REQUIRED WORK — Pictures excluded, reproduce exactly the lines below from the one with "What Altair code" through the one with "base = alt.Chart(df)", both included.

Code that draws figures
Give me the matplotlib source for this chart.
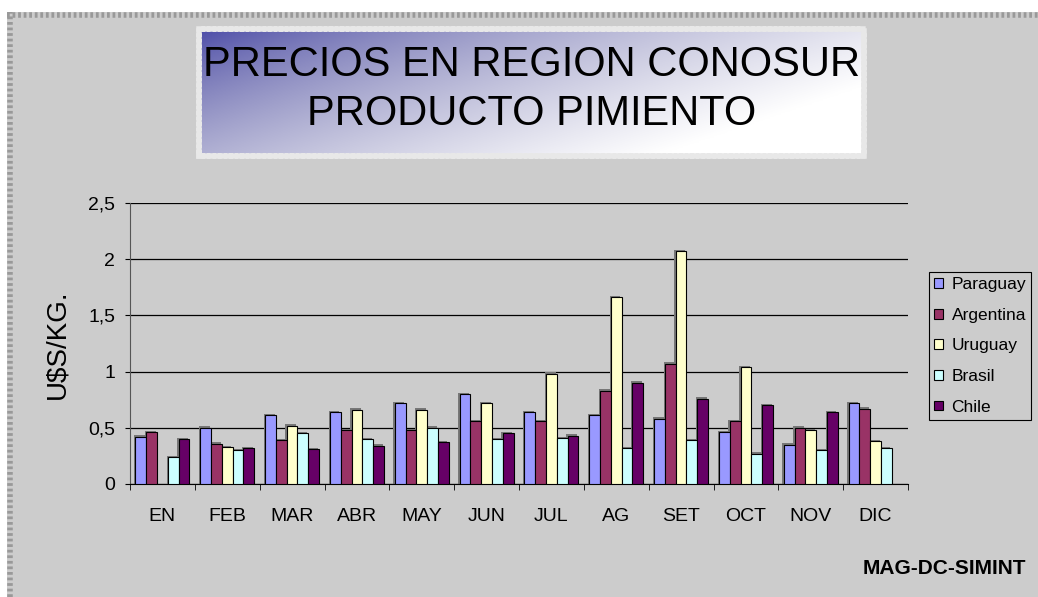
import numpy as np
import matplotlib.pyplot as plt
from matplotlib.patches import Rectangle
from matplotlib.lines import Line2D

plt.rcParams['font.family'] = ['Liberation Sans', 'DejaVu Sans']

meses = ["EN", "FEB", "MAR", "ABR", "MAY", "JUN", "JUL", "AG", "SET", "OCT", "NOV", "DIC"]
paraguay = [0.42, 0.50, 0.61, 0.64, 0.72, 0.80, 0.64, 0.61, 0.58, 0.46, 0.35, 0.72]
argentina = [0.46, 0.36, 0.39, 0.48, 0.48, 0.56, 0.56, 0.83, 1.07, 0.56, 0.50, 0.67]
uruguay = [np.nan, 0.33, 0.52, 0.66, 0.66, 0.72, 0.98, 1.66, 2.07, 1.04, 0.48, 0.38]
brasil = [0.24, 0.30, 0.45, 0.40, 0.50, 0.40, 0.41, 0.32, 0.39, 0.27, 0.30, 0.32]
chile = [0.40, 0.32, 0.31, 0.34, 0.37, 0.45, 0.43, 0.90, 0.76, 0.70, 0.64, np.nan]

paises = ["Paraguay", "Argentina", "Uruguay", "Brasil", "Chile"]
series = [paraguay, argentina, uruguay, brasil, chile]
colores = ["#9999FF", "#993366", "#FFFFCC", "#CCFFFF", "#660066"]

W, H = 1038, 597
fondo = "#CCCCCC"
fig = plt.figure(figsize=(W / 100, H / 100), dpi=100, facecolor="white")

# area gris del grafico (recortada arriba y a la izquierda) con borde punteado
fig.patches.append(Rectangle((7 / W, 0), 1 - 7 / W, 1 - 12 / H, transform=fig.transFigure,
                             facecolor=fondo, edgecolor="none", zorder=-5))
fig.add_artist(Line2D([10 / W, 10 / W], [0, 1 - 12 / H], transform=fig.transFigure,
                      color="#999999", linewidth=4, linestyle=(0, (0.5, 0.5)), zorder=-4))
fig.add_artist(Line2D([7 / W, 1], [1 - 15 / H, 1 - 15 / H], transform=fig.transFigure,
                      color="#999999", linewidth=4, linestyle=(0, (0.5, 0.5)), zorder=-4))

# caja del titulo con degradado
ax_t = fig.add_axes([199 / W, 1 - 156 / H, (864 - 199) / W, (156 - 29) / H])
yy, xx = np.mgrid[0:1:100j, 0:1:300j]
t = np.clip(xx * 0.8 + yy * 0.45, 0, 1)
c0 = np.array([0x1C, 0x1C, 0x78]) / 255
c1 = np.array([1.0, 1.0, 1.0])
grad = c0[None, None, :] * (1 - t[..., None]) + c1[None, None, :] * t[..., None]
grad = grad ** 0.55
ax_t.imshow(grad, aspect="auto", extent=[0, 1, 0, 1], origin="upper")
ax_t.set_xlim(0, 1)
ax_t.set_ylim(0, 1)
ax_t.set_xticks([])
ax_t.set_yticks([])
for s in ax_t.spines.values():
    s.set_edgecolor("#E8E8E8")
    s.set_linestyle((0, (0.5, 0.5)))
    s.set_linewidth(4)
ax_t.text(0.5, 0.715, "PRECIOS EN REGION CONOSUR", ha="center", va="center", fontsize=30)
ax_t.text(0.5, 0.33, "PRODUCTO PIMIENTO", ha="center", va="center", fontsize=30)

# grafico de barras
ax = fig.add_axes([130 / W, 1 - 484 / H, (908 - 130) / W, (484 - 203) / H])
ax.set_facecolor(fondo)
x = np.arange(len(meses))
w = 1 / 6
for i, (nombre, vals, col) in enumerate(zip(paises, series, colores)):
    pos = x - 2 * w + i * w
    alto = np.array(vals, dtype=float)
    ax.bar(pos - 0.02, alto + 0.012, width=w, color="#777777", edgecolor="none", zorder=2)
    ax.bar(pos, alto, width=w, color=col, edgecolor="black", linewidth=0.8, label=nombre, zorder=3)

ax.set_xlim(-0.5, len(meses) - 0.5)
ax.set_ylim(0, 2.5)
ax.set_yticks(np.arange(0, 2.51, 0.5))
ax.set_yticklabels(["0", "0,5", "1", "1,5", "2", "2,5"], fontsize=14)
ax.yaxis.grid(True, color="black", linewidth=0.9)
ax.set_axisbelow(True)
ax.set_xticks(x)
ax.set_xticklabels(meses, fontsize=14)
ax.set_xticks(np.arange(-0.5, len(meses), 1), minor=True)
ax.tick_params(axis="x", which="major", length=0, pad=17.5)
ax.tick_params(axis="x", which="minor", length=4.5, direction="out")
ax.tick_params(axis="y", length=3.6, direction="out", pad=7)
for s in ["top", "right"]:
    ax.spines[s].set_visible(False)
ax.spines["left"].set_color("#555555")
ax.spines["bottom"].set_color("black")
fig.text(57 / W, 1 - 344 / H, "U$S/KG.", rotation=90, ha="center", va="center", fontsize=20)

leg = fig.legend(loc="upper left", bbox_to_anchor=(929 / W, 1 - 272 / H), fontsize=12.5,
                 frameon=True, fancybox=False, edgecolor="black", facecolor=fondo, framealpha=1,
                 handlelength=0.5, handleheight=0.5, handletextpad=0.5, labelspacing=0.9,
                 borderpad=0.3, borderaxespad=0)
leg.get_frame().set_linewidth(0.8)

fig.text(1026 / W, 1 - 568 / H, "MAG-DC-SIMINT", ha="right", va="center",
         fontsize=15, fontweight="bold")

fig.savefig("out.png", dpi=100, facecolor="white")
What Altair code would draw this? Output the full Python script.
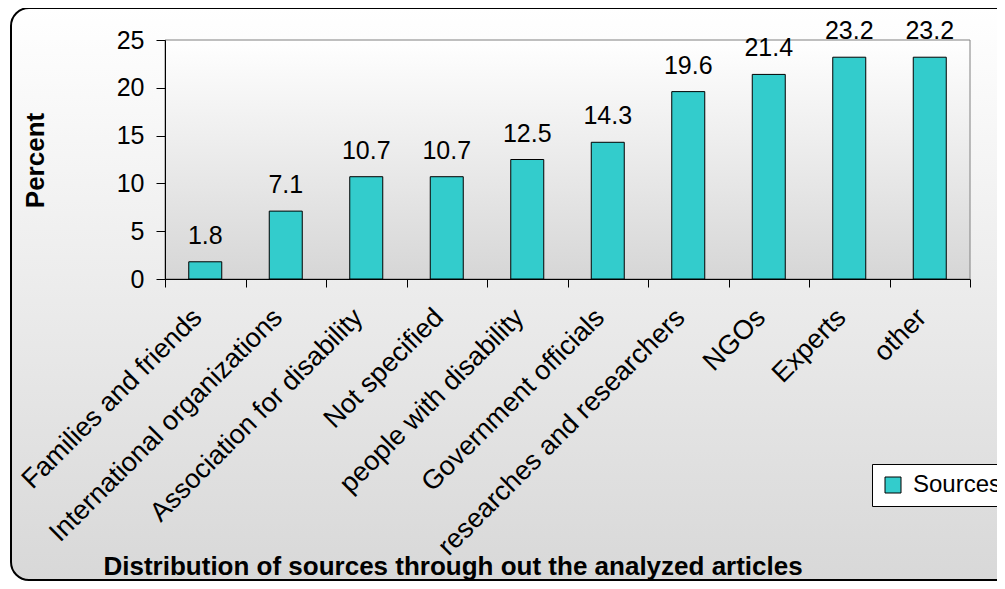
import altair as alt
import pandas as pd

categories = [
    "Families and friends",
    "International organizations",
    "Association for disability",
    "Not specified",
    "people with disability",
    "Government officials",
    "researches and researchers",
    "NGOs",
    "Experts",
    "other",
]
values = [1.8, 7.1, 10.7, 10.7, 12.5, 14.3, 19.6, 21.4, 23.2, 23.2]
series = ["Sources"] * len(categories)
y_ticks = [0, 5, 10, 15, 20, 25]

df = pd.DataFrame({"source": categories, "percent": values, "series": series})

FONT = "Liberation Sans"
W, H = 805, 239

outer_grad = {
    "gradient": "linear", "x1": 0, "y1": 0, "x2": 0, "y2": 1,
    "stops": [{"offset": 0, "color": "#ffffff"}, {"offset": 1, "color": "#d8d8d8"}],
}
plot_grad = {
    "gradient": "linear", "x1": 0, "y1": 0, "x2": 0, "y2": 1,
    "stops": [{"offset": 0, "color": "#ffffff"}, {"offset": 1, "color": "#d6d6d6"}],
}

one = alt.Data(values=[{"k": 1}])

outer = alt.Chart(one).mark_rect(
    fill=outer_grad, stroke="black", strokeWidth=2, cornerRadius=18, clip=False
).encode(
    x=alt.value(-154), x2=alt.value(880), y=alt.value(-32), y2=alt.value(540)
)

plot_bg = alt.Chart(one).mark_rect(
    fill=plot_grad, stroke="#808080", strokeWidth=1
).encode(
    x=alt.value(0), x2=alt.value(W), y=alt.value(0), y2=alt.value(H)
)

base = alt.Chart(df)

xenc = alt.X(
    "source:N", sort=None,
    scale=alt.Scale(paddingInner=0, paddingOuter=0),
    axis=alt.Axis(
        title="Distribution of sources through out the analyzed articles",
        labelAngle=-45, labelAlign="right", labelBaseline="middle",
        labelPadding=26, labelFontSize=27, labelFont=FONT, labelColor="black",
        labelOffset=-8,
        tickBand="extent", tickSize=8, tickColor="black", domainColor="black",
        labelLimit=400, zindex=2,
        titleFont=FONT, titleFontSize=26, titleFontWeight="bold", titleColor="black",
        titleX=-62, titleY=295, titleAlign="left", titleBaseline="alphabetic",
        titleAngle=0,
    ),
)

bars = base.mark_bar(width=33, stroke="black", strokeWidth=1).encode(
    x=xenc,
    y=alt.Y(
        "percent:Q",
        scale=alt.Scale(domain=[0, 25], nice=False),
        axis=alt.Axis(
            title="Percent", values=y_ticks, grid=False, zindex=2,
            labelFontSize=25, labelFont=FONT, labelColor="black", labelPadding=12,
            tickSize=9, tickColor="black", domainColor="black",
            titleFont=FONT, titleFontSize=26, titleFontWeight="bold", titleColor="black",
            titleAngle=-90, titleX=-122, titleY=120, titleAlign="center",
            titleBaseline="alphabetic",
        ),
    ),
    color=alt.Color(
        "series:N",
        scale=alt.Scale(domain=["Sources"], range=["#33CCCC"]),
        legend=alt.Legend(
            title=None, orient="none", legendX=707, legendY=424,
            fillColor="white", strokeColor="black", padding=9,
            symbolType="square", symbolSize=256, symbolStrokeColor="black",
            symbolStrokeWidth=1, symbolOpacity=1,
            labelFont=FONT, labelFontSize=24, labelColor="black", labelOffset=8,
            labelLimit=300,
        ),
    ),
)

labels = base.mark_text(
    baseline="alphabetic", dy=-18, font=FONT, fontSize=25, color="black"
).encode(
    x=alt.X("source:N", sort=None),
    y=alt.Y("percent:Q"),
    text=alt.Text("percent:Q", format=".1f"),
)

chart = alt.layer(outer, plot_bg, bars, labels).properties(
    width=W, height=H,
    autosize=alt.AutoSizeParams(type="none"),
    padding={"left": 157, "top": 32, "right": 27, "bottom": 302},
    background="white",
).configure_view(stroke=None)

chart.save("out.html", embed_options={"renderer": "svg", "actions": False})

WRITTEN RESPONSE —
What Altair code would draw this? Output the full Python script.
import altair as alt
import pandas as pd

categories = [
    "Families and friends",
    "International organizations",
    "Association for disability",
    "Not specified",
    "people with disability",
    "Government officials",
    "researches and researchers",
    "NGOs",
    "Experts",
    "other",
]
values = [1.8, 7.1, 10.7, 10.7, 12.5, 14.3, 19.6, 21.4, 23.2, 23.2]
series = ["Sources"] * len(categories)
y_ticks = [0, 5, 10, 15, 20, 25]

df = pd.DataFrame({"source": categories, "percent": values, "series": series})

FONT = "Liberation Sans"
W, H = 805, 239

outer_grad = {
    "gradient": "linear", "x1": 0, "y1": 0, "x2": 0, "y2": 1,
    "stops": [{"offset": 0, "color": "#ffffff"}, {"offset": 1, "color": "#d8d8d8"}],
}
plot_grad = {
    "gradient": "linear", "x1": 0, "y1": 0, "x2": 0, "y2": 1,
    "stops": [{"offset": 0, "color": "#ffffff"}, {"offset": 1, "color": "#d6d6d6"}],
}

one = alt.Data(values=[{"k": 1}])

outer = alt.Chart(one).mark_rect(
    fill=outer_grad, stroke="black", strokeWidth=2, cornerRadius=18, clip=False
).encode(
    x=alt.value(-154), x2=alt.value(880), y=alt.value(-32), y2=alt.value(540)
)

plot_bg = alt.Chart(one).mark_rect(
    fill=plot_grad, stroke="#808080", strokeWidth=1
).encode(
    x=alt.value(0), x2=alt.value(W), y=alt.value(0), y2=alt.value(H)
)

base = alt.Chart(df)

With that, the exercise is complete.